She wasn't going to do that for her child.
Like, you're going to do this thing.
And it didn't, it didn't matter like success.
My mom's definition of success is like a life full of meaning, right?
Like, does your life give you, do you have a sense of purpose?
Do you have a sense of inspiration in your life that keeps you wanting to wake up the next day to do the thing
that you want to do?
Like, it's weird that we both were sort of like, oh, money didn't matter, right?
And I think she wanted to be a doctor because she liked the idea of healing people and helping people and being of service in that way.
She's a really smart woman.
And I think she saw me as an actor.
And she would always have little notes and give me sort of things.

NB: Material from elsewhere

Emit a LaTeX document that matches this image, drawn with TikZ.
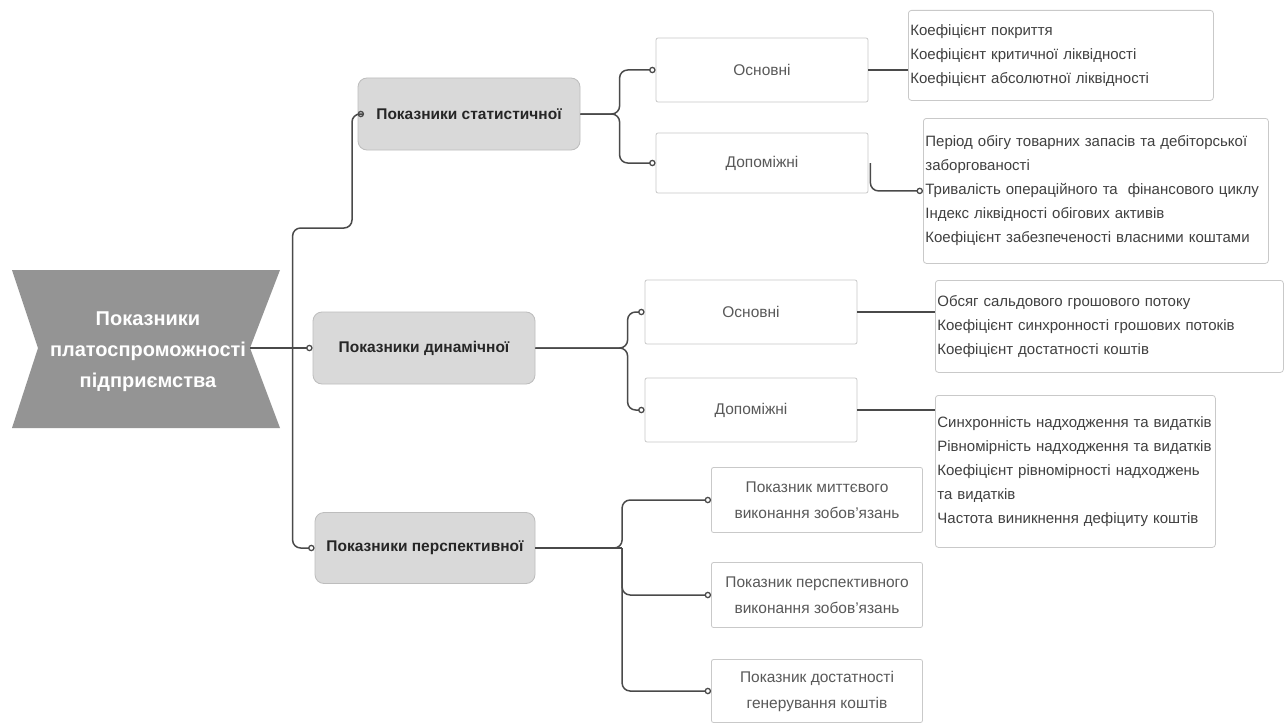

And she thought that she was like some sort of acting guru.
Not really.
But she's sweet.
Like, she had thoughts and opinions, et cetera.
but she had so much love
that she was like, listen, you do it, right?
You prayed about it.
God will handle it.
I think that's the other thing
is that there was a level of faith on her part
that was like, you know what,
I may not have all the answers
and I don't know exactly where you need to go
to do this thing in the Jigga,
but I do know that God's got you
and we're just going to ride with that.
Right.
So I just wanted to shout out.
I want to shout her out on this one
specifically because she has ALS, does my mom,
and for the longest time, I didn't know who's going to go first between Rebecca and Arlene.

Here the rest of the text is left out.